Feature flag evolution

During feature development, it's common to start with a single flag that controls all configuration for that feature. This flag can hide the feature until it's ready for release. Using the feature flag, you can remotely toggle the feature for yourself and selected colleagues during development. As development progresses, the flag evolves with the feature, and different properties may be added or removed.
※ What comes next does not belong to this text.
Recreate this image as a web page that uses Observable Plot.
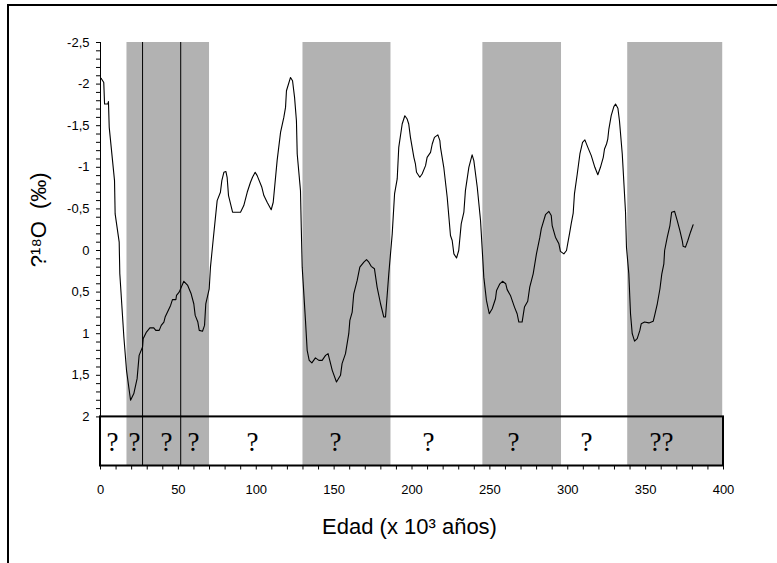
<!DOCTYPE html>
<html>
<head>
<meta charset="utf-8">
<script src="https://cdn.jsdelivr.net/npm/d3@7"></script>
<script src="https://cdn.jsdelivr.net/npm/@observablehq/plot@0.6"></script>
<style>
  html, body { margin: 0; padding: 0; background: #fff; }
  #wrap { position: relative; width: 777px; height: 563px; overflow: hidden; }
  #frame { position: absolute; left: 7px; top: 4px; width: 800px; height: 600px;
           border-top: 2px solid #000; border-left: 2px solid #000; pointer-events: none; }
</style>
</head>
<body>
<div id="wrap"><div id="frame"></div></div>
<script>
// ---- data ----
const age = [0.4,2.1,2.6,4.7,5.1,5.6,9,9.4,12,12.4,15,16.7,19.3,21.4,23.5,24.8,27,27.4,29.5,31.7,34.2,35.5,37.7,39,40.7,41.5,45,46.2,48.4,48.8,50.5,53.5,56,58.2,59.9,60.8,62.5,63.4,65.5,66.8,67.6,69.8,70.6,72.3,74.9,77,77.9,79.2,80.5,81.3,82.2,84.8,89.9,92,94.2,96.3,97.6,99.3,100.6,103.6,104.9,107,109.6,110.9,113.4,115.6,117.7,118.8,119.4,122,123.3,124.6,125.8,126.3,128.4,128.9,129.5,131.6,132.7,134,135.7,138,140.2,142.3,144.5,146.1,147.2,148.8,151.5,154.1,155.1,157.3,159.4,160.1,161.6,162.6,164.8,166.5,169.1,170.8,172.3,173.8,175.9,177.6,179.8,181.9,183,185.1,187.3,188.8,190.5,191.5,193.7,195.4,196.9,197.9,199,201.2,202.2,202.9,205,206.5,208.7,209.7,211.9,213,214.4,216.6,217.9,218.3,220.4,222.6,224.7,225.8,226.9,228.6,230,231.6,233.3,234.3,236.5,238.6,239.7,241.9,244,245.5,246.1,247.8,249.6,251.5,253.6,254.3,256.4,258.1,260.2,261.1,263.2,265.8,267.5,268.6,270.7,272.2,274.3,275.6,277.8,279.9,282.1,283,285.7,287.9,289.4,290,292.1,294.3,295.3,297.5,299.2,301.3,302.2,303.5,304.3,306.1,307.8,309.5,311,312.9,315.1,317.4,319.3,321,322.8,323.6,324.9,325.7,326.4,327.9,329.6,330.7,332.2,333.2,335,337.1,337.7,339.2,340.3,341.4,342.9,344.6,346.3,347.2,349.3,352.1,354.9,355.8,357.5,359.2,360.4,361.7,362.2,363.9,365.6,366.7,368.6,370.3,372,373.5,374.1,375.6,377.1,378.8,380.5];
const d18O = [-2.07,-2.02,-1.76,-1.76,-1.79,-1.48,-0.84,-0.44,-0.1,0.28,1.04,1.44,1.8,1.72,1.54,1.26,1.16,1.06,0.98,0.93,0.93,0.96,0.96,0.9,0.86,0.8,0.66,0.59,0.59,0.54,0.5,0.37,0.42,0.52,0.64,0.78,0.86,0.96,0.97,0.9,0.64,0.46,0.2,-0.12,-0.6,-0.7,-0.84,-0.94,-0.95,-0.88,-0.66,-0.46,-0.46,-0.54,-0.7,-0.82,-0.88,-0.94,-0.9,-0.76,-0.66,-0.58,-0.49,-0.58,-1.08,-1.42,-1.6,-1.72,-1.92,-2.08,-2.04,-1.84,-1.56,-1.16,-0.72,-0.28,0.2,0.84,1.2,1.32,1.35,1.29,1.32,1.32,1.26,1.24,1.32,1.44,1.58,1.5,1.36,1.24,1.0,0.84,0.74,0.52,0.36,0.2,0.14,0.11,0.14,0.19,0.22,0.44,0.64,0.8,0.8,0.28,-0.2,-0.68,-0.86,-1.24,-1.52,-1.62,-1.58,-1.52,-1.36,-1.12,-1.04,-0.94,-0.88,-0.92,-1.02,-1.12,-1.18,-1.28,-1.36,-1.39,-1.32,-1.24,-1.0,-0.64,-0.18,-0.12,0.04,0.09,0.0,-0.32,-0.46,-0.72,-1.0,-1.15,-1.08,-0.76,-0.36,0.12,0.32,0.6,0.76,0.7,0.58,0.48,0.4,0.37,0.4,0.47,0.54,0.68,0.76,0.86,0.86,0.68,0.61,0.44,0.28,0.04,-0.16,-0.26,-0.43,-0.47,-0.42,-0.3,-0.16,-0.08,0.01,0.04,0,-0.22,-0.32,-0.45,-0.68,-0.92,-1.16,-1.3,-1.33,-1.24,-1.14,-1.0,-0.91,-1.0,-1.12,-1.22,-1.28,-1.34,-1.46,-1.62,-1.73,-1.76,-1.71,-1.56,-1.16,-0.46,-0.04,0.28,0.76,1.0,1.09,1.06,0.96,0.88,0.86,0.87,0.85,0.78,0.64,0.46,0.28,0.16,0.0,-0.16,-0.3,-0.46,-0.47,-0.36,-0.24,-0.12,-0.05,-0.04,-0.12,-0.22,-0.31];

const bandStart = [17, 130, 245.5, 338.5];
const bandEnd   = [70, 186.5, 296, 399.5];
const markerAges = [27, 51.5];

const qAges   = [7.7, 21.8, 42.4, 59.7, 97.6, 150.9, 210.6, 265.2, 312, 360.2];
const qLabels = ["?", "?", "?", "?", "?", "?", "?", "?", "?", "??"];

const yMajorTicks = [-2.5, -2, -1.5, -1, -0.5, 0, 0.5, 1, 1.5, 2];
const yMinorTicks = d3.range(-25, 21).map(d => d / 10);
const xMajorTicks = [0, 50, 100, 150, 200, 250, 300, 350, 400];
const xMinorTicks = d3.range(0, 410, 10);

const xTitle = "Edad (x 10³ años)";
const yTitle = "?¹⁸O\u00a0\u00a0(‰)";

// ---- build ----
const series = age.map((a, i) => ({age: a, v: d18O[i]}));
const bands = bandStart.map((s, i) => ({x1: s, x2: bandEnd[i]}));
const qs = qAges.map((a, i) => ({age: a, t: qLabels[i]}));
const yTop = -2.5, yBot = 2.59, boxTop = 2;
const fmt = d => String(d).replace(".", ",");
const pxX = 623 / 400, pxY = 423.5 / (yBot - yTop);
const tick = 4;
const SANS = "Liberation Sans, Arial, sans-serif";
const SERIF = "Liberation Serif, Times New Roman, serif";

const chart = Plot.plot({
  width: 777,
  height: 563,
  marginLeft: 100,
  marginRight: 54,
  marginTop: 42,
  marginBottom: 97.5,
  style: {fontFamily: SANS, fontSize: "13px", background: "#fff", color: "#000", overflow: "visible"},
  x: {domain: [0, 400], axis: null},
  y: {domain: [yTop, yBot], reverse: true, axis: null},
  marks: [
    Plot.rect(bands, {x1: "x1", x2: "x2", y1: yTop, y2: yBot, fill: "#b2b2b2"}),
    Plot.ruleX(markerAges, {y1: yTop, y2: yBot, stroke: "#000", strokeWidth: 1}),
    Plot.line(series, {x: "age", y: "v", stroke: "#000", strokeWidth: 1.1}),
    Plot.rect([0], {x1: 0, x2: 400, y1: boxTop, y2: yBot, fill: "none", stroke: "#000", strokeWidth: 2}),
    Plot.ruleX([0], {y1: yTop, y2: yBot, stroke: "#000", strokeWidth: 1}),
    // y ticks and labels
    Plot.ruleY(yMinorTicks, {x1: -tick / pxX, x2: 0, stroke: "#000", strokeWidth: 1}),
    Plot.text(yMajorTicks, {x: 0, y: d => d, text: fmt, dx: -11, textAnchor: "end", fontSize: 13, fill: "#000", fontFamily: SANS}),
    // x ticks and labels
    Plot.ruleX(xMinorTicks, {y1: yBot, y2: yBot + tick / pxY, stroke: "#000", strokeWidth: 1}),
    Plot.text(xMajorTicks, {x: d => d, y: yBot, text: d => String(d), dy: 19, lineAnchor: "top", fontSize: 13, fill: "#000", fontFamily: SANS}),
    // question marks
    Plot.text(qs, {x: "age", y: 2.3, text: "t", fontSize: 27, fill: "#000", fontFamily: SERIF}),
    // titles
    Plot.text([xTitle], {x: 198.4, y: 3.32, fontSize: 22, fill: "#000", fontFamily: SANS}),
    Plot.text([yTitle], {x: -39.8, y: -0.37, rotate: -90, fontSize: 22, fill: "#000", fontFamily: SANS})
  ]
});
// make sure the serif face reaches the question-mark texts
d3.select(chart).selectAll("text")
  .filter(function() { return /^\?+$/.test(this.textContent); })
  .style("font-family", SERIF).style("font-weight", "normal");
document.getElementById("wrap").insertBefore(chart, document.getElementById("frame"));
</script>
</body>
</html>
By the end, the flag might contain just a simple boolean 'enabled' property, or it might retain certain aspects that you want users to control through experimentation.

Example life cycle

To illustrate the life cycle of a feature flag, we will go step by step, from creation to removal, both in your experimentation platform and your app code.

Create a flag illustrated
  1. Create a flag

    • Create the flag in your experimentation platform
    • Add the flag to the app code
    • Test it with your team
    Parametrize the user experience illustrated
  2. Parameterize the user experience

    • Add properties to the flag and connect them to the feature
    • Set default values matching the current experience
    • Run A/B tests to optimize property values
    • Gradually roll out the winning variant
    Update default values illustrated
  3. Update default values

    • Update the app code with the new default values
    • Release a new app version
    • Wait for user adoption
    Remove a flag illustrated
  4. Remove the flag

    • Replace feature flag code with hard-coded values
    • Remove the flag from the experimentation platform

Post-experimentation: Flag retention

After completing an experiment and rolling out the winning variant, you have three options:

  • Clean up the flag
  • Retain the 'enabled' property as a safety switch for quick feature disabling
  • Retain the full flag to enable future iteration

Consider these factors when deciding how long to keep a flag:

Code complexity and bundle size

Feature flags create conditional branches in your code ('if enabled'). Keeping these branches increases code complexity and bundle size.

User experience after flag removal

For backend services, you control the code version in production. However, with mobile apps, you need to consider how removing a flag affects users on older app versions. You might want to maintain the flag until you achieve high adoption of the new app version, which can take several months for some apps.